Highlights
- BDO's optimism index dropped to lowest level in nearly five years as business costs rise and turnover expectations fall.
- Full-time and temporary job appointments fell in December with firms pausing hiring due to cost pressures.
- Manufacturers warn significant cost increases threaten to reach 'tipping point' forcing investment cancellations or overseas shifts.
UK business confidence weakened sharply at the end of 2025, with hiring falling amid rising costs and uncertainty about the economic outlook, according to key business surveys released this week.
The findings contrast sharply with prime minister Keir Starmer's optimistic New Year message that the country was about to start feeling richer again, as multiple indicators point to continued economic challenges.
BDO's latest business trends report revealed that its "optimism index" fell to its lowest level in nearly five years. Scott Knight, head of growth at BDO, said business costs are rising while turnover expectations are falling.
"It's no wonder that optimism is on the floor. Decisive action like further interest rate deductions and a clear roadmap of what's ahead is critical if they're to grow and invest," he told The Guardian.
The jobs market showed similar weakness, with both full-time and temporary appointments falling in December, according to a study by accountants KPMG and the Recruitment and Employment Confederation (REC).
Jon Holt, group chief executive of KPMG, noted that the jobs market at the end of 2025 was still signalling caution.

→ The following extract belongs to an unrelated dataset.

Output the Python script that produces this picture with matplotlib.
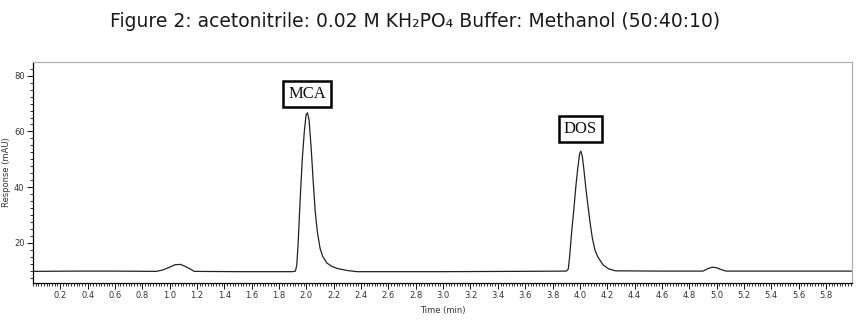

"After a long stretch of rising cost pressures and higher global economic uncertainty, many firms continue to pause hiring and are flexing where they can by using temporary staff. As we head into the new year, this restraint is likely to remain in the near term," he told The Guardian.
Manufacturing outlook
Starmer kicked off 2026 with a series of briefings about how Britons would soon notice an improving economy, citing his government's success in bringing down living costs through cuts to energy bills and interest rates as well as the end of the two-child benefit cap.
However, a third economic survey offered mixed news for Downing Street. Britain's manufacturers believe the introduction of the government's industrial strategy last year will boost their growth prospects in 2026, with a majority believing opportunities outweigh risks this year, according to an annual survey from Make UK and accounting group PwC.
Yet Make UK warned that significant increases in business costs, especially on employment and energy, were threatening to reach "a tipping point whereby investment plans will be cancelled or shifted overseas."
Stephen Phipson, chief executive of Make UK, pointed that manufacturers could only thrive "in the most favourable business environment."
He added, "Despite the commitment to an industrial strategy, not only is growth anaemic but the warning lights are now flashing red on the UK as a competitive place to manufacture and invest. The government promised significant change; now is the time to deliver it."